Data items
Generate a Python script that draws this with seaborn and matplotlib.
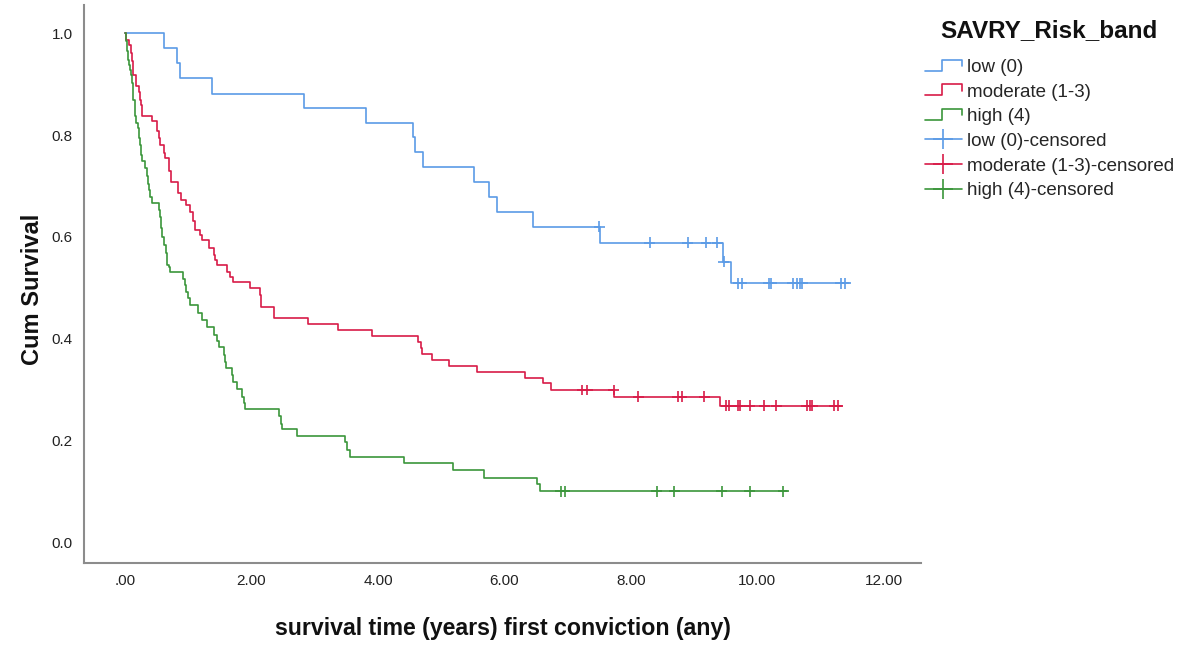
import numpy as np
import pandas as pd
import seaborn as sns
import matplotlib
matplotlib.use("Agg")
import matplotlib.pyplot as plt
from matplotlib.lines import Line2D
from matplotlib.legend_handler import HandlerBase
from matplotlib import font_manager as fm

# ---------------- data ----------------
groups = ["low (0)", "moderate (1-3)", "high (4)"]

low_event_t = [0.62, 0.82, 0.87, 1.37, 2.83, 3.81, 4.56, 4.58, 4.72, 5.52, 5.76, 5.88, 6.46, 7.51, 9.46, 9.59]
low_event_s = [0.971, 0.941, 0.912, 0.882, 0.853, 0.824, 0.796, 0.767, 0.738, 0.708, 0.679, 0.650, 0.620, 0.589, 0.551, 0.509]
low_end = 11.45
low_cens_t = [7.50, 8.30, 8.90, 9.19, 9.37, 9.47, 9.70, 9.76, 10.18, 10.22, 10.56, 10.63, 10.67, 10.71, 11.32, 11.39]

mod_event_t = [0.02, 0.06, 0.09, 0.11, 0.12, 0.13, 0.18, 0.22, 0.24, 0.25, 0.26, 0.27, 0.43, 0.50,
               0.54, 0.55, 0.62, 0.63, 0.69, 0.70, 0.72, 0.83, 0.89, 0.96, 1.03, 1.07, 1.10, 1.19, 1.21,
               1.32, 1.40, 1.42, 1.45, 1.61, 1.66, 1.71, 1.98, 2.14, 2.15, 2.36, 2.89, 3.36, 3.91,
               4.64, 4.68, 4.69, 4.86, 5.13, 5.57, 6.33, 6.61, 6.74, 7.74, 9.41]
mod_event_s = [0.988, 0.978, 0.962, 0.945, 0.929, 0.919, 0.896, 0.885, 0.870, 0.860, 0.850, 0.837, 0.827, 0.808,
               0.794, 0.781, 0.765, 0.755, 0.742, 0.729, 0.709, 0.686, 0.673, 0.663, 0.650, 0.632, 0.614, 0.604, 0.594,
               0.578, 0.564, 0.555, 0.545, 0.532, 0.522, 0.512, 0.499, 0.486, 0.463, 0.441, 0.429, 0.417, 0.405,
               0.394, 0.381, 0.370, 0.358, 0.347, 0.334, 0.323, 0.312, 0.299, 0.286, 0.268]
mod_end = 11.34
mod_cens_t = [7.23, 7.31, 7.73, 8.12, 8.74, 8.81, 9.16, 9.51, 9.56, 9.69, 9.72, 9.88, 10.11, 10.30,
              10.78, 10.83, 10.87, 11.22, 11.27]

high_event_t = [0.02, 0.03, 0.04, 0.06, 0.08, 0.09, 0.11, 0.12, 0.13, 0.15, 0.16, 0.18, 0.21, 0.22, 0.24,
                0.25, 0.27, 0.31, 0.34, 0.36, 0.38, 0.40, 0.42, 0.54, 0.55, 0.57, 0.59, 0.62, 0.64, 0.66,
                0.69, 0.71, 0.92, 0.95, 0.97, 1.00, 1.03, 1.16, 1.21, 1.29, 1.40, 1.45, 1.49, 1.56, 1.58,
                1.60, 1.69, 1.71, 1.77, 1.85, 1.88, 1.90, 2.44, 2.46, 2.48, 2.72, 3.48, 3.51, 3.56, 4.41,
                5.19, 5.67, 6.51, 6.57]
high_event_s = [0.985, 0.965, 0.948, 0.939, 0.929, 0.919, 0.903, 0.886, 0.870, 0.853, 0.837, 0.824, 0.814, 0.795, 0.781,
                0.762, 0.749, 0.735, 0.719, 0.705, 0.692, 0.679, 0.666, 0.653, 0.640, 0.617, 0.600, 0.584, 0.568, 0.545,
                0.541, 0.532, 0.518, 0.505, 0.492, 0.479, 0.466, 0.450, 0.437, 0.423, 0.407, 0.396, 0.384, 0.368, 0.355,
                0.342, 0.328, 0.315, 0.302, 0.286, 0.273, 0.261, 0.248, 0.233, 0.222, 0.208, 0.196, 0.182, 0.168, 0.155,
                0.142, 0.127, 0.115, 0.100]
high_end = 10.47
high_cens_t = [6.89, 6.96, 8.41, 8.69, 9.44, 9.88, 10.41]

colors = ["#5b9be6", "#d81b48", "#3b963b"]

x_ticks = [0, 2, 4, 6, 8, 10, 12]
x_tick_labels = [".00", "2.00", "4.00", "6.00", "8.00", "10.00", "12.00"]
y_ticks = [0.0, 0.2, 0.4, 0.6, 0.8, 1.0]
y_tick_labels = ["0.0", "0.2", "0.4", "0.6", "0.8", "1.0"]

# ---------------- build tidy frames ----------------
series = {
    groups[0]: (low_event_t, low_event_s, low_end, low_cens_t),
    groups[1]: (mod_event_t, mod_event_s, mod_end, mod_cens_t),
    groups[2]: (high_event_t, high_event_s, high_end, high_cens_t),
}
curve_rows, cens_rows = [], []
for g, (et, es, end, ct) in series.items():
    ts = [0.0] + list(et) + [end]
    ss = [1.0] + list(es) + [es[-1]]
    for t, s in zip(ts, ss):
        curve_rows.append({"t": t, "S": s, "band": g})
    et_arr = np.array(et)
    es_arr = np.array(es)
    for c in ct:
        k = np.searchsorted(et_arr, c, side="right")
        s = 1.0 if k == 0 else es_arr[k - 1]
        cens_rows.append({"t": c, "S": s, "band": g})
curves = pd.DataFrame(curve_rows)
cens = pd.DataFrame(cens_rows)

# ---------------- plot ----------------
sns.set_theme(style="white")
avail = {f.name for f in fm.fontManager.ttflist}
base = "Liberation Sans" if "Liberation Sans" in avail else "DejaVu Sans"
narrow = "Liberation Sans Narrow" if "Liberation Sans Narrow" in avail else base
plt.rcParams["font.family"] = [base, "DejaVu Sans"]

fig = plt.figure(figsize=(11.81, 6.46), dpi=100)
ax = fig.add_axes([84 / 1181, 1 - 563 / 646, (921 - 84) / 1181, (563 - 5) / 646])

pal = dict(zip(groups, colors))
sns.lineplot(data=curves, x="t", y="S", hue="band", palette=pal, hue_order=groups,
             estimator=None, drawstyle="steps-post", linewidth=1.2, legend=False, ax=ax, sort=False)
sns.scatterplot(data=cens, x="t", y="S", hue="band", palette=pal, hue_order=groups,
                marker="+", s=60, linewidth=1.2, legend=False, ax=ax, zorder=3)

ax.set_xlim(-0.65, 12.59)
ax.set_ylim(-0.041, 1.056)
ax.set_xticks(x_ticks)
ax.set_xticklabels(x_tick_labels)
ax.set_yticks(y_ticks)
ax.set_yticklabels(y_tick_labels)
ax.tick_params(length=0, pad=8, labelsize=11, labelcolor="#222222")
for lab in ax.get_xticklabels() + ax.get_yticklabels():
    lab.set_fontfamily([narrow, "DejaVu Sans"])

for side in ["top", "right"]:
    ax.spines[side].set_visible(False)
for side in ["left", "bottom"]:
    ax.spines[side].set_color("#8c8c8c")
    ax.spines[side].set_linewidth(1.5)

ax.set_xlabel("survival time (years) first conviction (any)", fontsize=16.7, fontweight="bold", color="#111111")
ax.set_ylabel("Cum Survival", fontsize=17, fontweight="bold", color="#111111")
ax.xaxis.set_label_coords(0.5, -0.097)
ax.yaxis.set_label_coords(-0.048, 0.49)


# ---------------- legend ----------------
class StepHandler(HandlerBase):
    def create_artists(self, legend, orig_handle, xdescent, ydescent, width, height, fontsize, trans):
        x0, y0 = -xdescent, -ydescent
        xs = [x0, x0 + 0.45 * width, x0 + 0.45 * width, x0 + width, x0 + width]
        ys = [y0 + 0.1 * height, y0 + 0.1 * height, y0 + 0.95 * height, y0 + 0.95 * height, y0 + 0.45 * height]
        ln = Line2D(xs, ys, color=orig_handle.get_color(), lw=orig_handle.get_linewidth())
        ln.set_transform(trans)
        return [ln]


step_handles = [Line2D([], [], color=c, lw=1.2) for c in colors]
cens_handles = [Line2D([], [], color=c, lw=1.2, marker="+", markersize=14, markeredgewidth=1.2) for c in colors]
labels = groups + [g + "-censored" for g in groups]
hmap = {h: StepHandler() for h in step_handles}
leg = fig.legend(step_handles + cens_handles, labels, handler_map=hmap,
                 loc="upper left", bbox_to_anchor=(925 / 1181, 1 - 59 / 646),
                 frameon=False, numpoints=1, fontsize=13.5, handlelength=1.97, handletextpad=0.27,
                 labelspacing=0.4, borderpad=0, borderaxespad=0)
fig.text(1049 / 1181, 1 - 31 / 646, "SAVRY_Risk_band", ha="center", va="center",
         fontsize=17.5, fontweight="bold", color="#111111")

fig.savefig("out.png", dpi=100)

...

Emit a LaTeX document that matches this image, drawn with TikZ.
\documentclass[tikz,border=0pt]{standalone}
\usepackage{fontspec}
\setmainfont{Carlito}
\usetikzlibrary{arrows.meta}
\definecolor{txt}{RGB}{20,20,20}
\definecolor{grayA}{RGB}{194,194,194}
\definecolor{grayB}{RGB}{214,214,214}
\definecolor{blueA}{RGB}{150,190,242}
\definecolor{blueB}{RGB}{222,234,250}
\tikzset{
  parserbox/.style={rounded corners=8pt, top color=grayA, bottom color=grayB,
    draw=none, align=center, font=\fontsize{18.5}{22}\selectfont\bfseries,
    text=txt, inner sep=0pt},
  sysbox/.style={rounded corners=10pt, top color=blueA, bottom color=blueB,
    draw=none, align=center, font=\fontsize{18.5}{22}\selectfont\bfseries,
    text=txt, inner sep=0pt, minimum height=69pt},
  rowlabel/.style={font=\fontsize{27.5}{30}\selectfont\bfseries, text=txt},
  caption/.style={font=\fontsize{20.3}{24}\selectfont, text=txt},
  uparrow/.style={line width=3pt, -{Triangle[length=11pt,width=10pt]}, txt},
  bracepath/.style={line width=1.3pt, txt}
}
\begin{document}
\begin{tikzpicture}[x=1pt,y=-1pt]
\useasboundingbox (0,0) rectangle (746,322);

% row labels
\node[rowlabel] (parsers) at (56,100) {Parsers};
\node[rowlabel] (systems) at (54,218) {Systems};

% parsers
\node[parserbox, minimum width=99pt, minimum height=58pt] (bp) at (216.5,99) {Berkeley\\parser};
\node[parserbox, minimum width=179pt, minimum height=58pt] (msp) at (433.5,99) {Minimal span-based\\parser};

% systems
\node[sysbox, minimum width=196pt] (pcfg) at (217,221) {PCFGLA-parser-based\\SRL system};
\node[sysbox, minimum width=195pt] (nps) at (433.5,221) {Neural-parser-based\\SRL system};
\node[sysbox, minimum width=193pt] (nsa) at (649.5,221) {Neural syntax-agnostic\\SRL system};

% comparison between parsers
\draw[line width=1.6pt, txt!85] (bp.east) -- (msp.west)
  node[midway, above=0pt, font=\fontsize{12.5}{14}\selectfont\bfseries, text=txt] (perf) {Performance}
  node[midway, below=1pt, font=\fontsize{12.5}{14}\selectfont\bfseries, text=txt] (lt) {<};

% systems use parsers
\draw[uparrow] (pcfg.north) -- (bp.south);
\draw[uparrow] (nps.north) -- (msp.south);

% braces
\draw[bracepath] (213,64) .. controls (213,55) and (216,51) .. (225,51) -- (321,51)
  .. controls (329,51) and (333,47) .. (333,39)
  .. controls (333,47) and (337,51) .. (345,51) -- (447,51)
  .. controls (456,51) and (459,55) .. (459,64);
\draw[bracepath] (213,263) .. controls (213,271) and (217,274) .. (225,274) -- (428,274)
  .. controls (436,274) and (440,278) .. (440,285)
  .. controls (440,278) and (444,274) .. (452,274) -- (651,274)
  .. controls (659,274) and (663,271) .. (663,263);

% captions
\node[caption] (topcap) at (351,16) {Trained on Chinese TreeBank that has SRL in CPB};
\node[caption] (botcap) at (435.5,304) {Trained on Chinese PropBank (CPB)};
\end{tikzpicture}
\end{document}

Given task.
Look above for the line containing "Generate a Python", then write out every line from there down to the line containing "10.71, 11.32, 11.39]", that line included, with no pictures.

Full output.
Generate a Python script that draws this with seaborn and matplotlib.
import numpy as np
import pandas as pd
import seaborn as sns
import matplotlib
matplotlib.use("Agg")
import matplotlib.pyplot as plt
from matplotlib.lines import Line2D
from matplotlib.legend_handler import HandlerBase
from matplotlib import font_manager as fm

# ---------------- data ----------------
groups = ["low (0)", "moderate (1-3)", "high (4)"]

low_event_t = [0.62, 0.82, 0.87, 1.37, 2.83, 3.81, 4.56, 4.58, 4.72, 5.52, 5.76, 5.88, 6.46, 7.51, 9.46, 9.59]
low_event_s = [0.971, 0.941, 0.912, 0.882, 0.853, 0.824, 0.796, 0.767, 0.738, 0.708, 0.679, 0.650, 0.620, 0.589, 0.551, 0.509]
low_end = 11.45
low_cens_t = [7.50, 8.30, 8.90, 9.19, 9.37, 9.47, 9.70, 9.76, 10.18, 10.22, 10.56, 10.63, 10.67, 10.71, 11.32, 11.39]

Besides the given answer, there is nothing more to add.